Wilder's Folly from the West
According to the Folly Fellowship the first floor was originally painted inside,
and the windows glazed, but I wonder how they know.
I go down the hill to rejoin the farm lane, and ten minutes later come out onto a road leading to the gigantic edge-of-town supermarket. Another concrete footpath over the motorway, this one much more travelled than the previous one, and I am soon back where I started.
Tuesday, 3 September 2013
Today I walk further north to the village of Sulham, a mile beyond the tower, where Henry Wilder was rector of the parish church of St Nicholas. The original Norman church (itself probably replacing an earlier Anglo-Saxon church) that Henry would have known was demolished in 1832 and replaced by the present church, designed by Henry's son John Wilder, and consecrated in 1838.
St Nicholas' Church, Sulham
Built in the "Early English" style, with Caen stone and flint,
but the design is influenced by small Florentine churches that John Wilder saw on a trip to Italy.

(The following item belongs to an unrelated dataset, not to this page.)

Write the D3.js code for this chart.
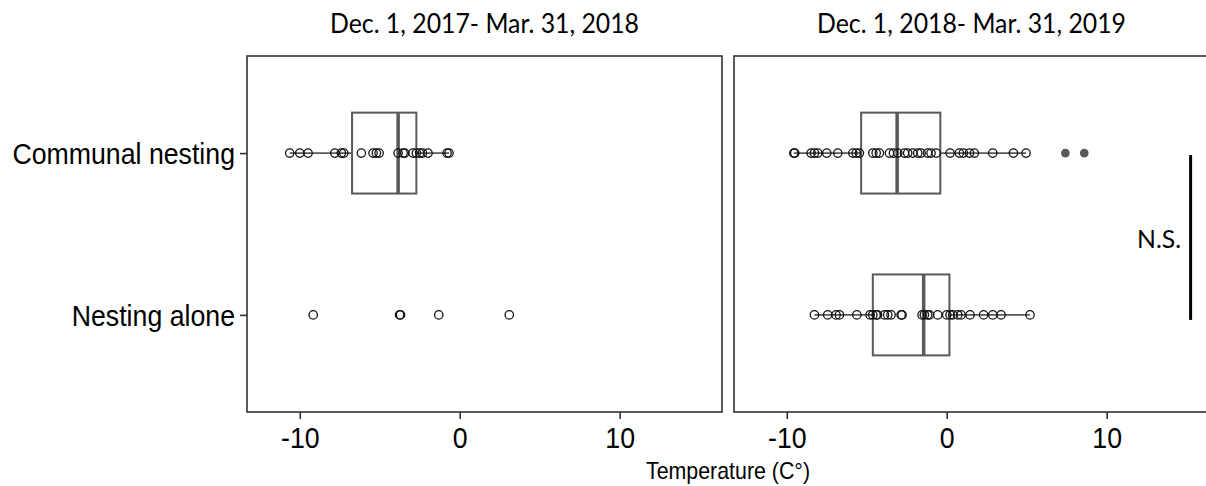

Chancel of St Nicholas' Church
Henry was a descendant of Nicholas Wylder, to whom Henry VII had granted land and arms after the Battle of Bosworth Field in 1485. In 1497 the Wilder family acquired Nunhide Manor, and in 1712 Henry's grandfather, Henry Wilder, acquired the manor of Sulham and the advowson of the living for the parish of Sulham. In 1785 Henry (the younger) became rector of Sulham, the first of five Wilders who held the benefice almost continuously from then up until 1943.
Inside the church, on the wall by the north door, are a collection of memorials to various members of the Wilder family, including one that tells us that Henry lived to the age of 69 and Joan to the age of 89.
Memorial to Henry Wilder (1744–1814) and Family in St Nicholas' Church
Before I make the half hour walk back to work, I have just enough time to peek in at Henry Wilder's home, Sulham House, last seen between the arches of Wilder's Folly. Actually this was only one of his two homes, as the Wilders were also lords of the Manor of Purley, and owned Purley Hall, just to the north of Sulham.
Sulham House from the North
Oh, for the life of an 18th century parson.